The world will also remember Mugabe as an autocrat who brooked no opposition, using a highly politicised military to maintain his grip on power from 1980 – when the then British colony of Rhodesia became the newly independent State of Zimbabwe – until his ouster by his erstwhile lieutenants in November 2017. A blatantly biased electoral commission, which he packed with cronies, helped ensure his political longevity.

Whereas the outside world reacted with deafening stridency to Mugabe’s excesses during the 17 years from the time he launched his so-called agrarian reforms until his ignominious departure from office, there was only muted outrage in the 1980s when he deployed a North Korean-trained army brigade to quell disturbances in the Midlands and Matabeleland provinces. These provinces are home to mostly Ndebele-speakers, who comprise about one-fifth of Zimbabwe’s population, and were the stronghold of a political party led by Joshua Nkomo, his political archrival at the time. An agency of the Catholic church estimated that 20 000 Ndebeles perished between 1983 and 1987. The bloodletting ended only when Nkomo agreed to merge his party with Mugabe’s and to serve in government.

What I will never understand is that, despite the 1980s atrocities in Matabeleland and the Midlands, undeniably Mugabe’s worst excesses, he continued to be feted in foreign capitals. Many top universities awarded him honorary degrees, a US nongovernmental organisation named him the winner of the Africa Prize for Leadership for Sustainable End to Hunger in 1988 and Queen Elizabeth II knighted him in 1994.

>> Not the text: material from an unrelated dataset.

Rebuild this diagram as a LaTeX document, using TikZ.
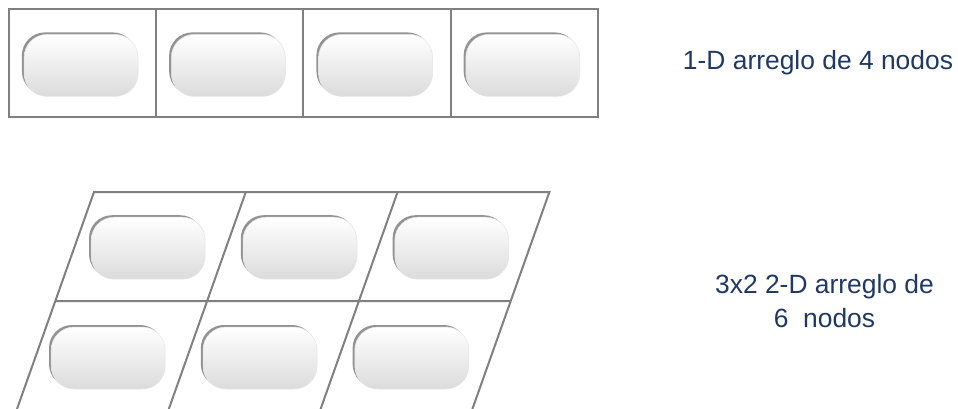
\documentclass[tikz,border=0pt]{standalone}
\usepackage{fontspec}
\setmainfont{Liberation Sans}
\usetikzlibrary{positioning,shadows}
\definecolor{gridgray}{RGB}{128,128,128}
\definecolor{txtblue}{RGB}{31,56,100}
\begin{document}
\begin{tikzpicture}[x=1pt,y=-1pt,node distance=0pt,
 cell/.style={draw=gridgray,line width=2pt,outer sep=0pt,minimum width=147.25pt,minimum height=108.2pt},
 pill/.style={draw=gray!20,line width=0.5pt,rounded corners=23pt,minimum width=114pt,minimum height=62pt,top color=white,bottom color=gray!28,
   general shadow={fill=gray!85,shadow xshift=-2.2pt,shadow yshift=2pt}},
 lbl/.style={text=txtblue,align=center,inner sep=0pt,font=\fontsize{26.4}{34.7}\selectfont},
 gridline/.style={draw=gridgray,line width=2pt}]
\useasboundingbox (0,0) rectangle (958,409);
\node[cell] (c1) at (82.6,63.4) {};
\node[cell,right=of c1] (c2) {};
\node[cell,right=of c2] (c3) {};
\node[cell,right=of c3] (c4) {};
\foreach \i in {1,...,4}
  \node[pill] (p\i) at ([shift={(-1.5,2)}]c\i.center) {};
\node[lbl,anchor=base] (l1) at (818,70) {1-D arreglo de 4 nodos};
\foreach \i in {0,...,3} {
  \coordinate (t\i) at (94+151.8*\i,192);
  \coordinate (m\i) at (55.3+151.8*\i,301);
  \coordinate (b\i) at (17+151.8*\i,409);
}
\draw[gridline] (b0) -- (t0) -- (t3) -- (b3);
\draw[gridline] (t1) -- (b1) (t2) -- (b2) (m0) -- (m3);
\foreach \i in {0,1,2} {
  \node[pill] (q\i) at (148.2+151.8*\i,248.2) {};
  \node[pill] (r\i) at (108.2+151.8*\i,358) {};
}
\node[lbl,anchor=north] (l2) at (824.5,273.7) {3x2 2-D arreglo de\\6\ \ nodos};
\end{tikzpicture}
\end{document}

Mugabe’s dark side overshadows the good done by this former child prodigy who qualified as a primary school teacher while still a teenager, before earning seven university degrees. He sacrificed a promising career as an educationalist in a newly independent Ghana to join the struggle for his country’s independence, and spent 11 years in political detention. When he became Prime Minister in April 1980, he preached and practised reconciliation in his racially and ethnically diverse country and immediately set about expanding access to education and healthcare for all.

The big tragedy about Mugabe – who once vowed before an election that Zimbabwe, “which was won by the barrel of the gun, should [not be let] go at the stroke of a pen” – is that the system he installed is very much alive. Its hallmarks are autocracy, electoral fraud, corruption, impunity, et cetera.